In between are all the rest of us, watching church governance return to a preoccupation with minute detail and spit-and-polish form. Genuine dialogue about several subjects is discouraged; questions about the boundaries of authority for the church’s very real human stewards are not in vogue.

Many American Catholics welcome this approach. Many others feel a fearful hand tightening on the reins, determined to demonstrate who is, and is not, in control.

Earlier this month, one of my fellow parishioners told me about attending Mass with his wife not long ago in a suburban church in another state. The couple are cradle Catholics, tireless contributors to our busy parish life and our many community outreach programs.

Much of the Mass was in Latin, the man said, as all Masses were before Vatican II. In the Communion line, when my friend extended his hand for the host, the young priest stopped and fixed him with a severe look.

Audibly, the priest demanded, “Are you Catholic?” Startled, my fellow parishioner said yes, waited, then finally received his consecrated wafer.

After the service, he asked the priest what that had been about. He was told he hadn’t presented himself properly for Communion and thus appeared to be a possible Catholic imposter. “We can’t let the Eucharist get into the wrong hands,” the priest said.

The Sisters of Providence are among some 340 religious congregations in the United States currently under the Vatican’s microscope. Before the Apostolic Visitation and leadership conference investigations are complete, the superiors general and other leaders of these orders will be made to produce voluminous reports to church leadership about activities, attitudes, charisms, founders, missions, ministries and finances.

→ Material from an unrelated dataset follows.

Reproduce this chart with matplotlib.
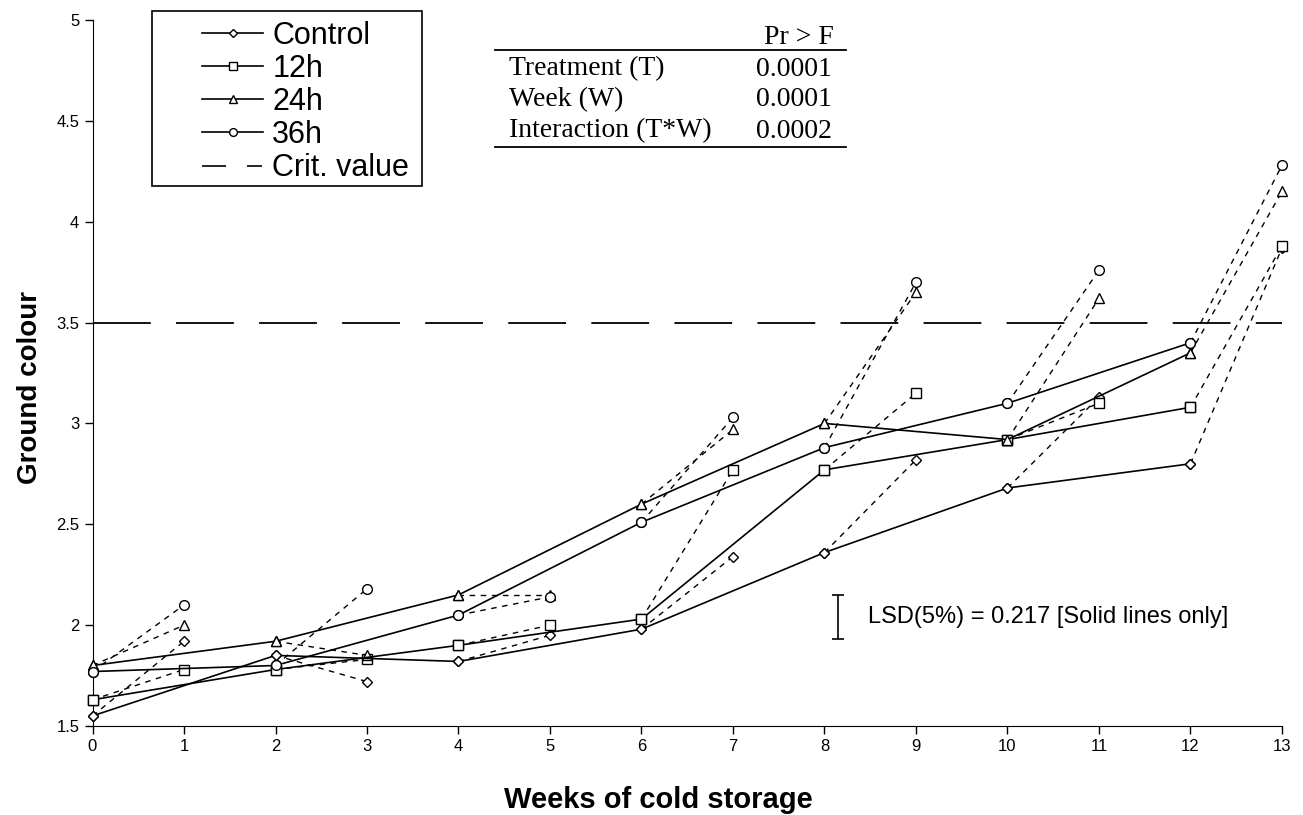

The time and energy that will be spent on these examinations may yet match the considerable sum of money (yet to be raised) that will pay for the effort. The moral justification of the expenditures in a church charged with caring for the poor and marginalized of society may prove the most daunting task of all.

A few days after my retreat at St. Mary of-the-Woods, I was reading through Henri Nouwen’s, “In the Name of Jesus: Reflections on Christian Leadership.” A Catholic priest from 1957 until his death in 1996, Nouwen taught at Notre Dame, Harvard and Yale, but ultimately chose to spend the rest of his life ministering to the mentally disabled. In his essay, “The Temptation: To Be Powerful,” he wrote:

“The long, painful history of the Church is the history of people ever and again tempted to choose power over love, control over the cross, being a leader over being led. Those who resisted this temptation to the end and thereby give us hope are the true saints.”

A lot of them can be found weekdays in Mass at Owens Hall.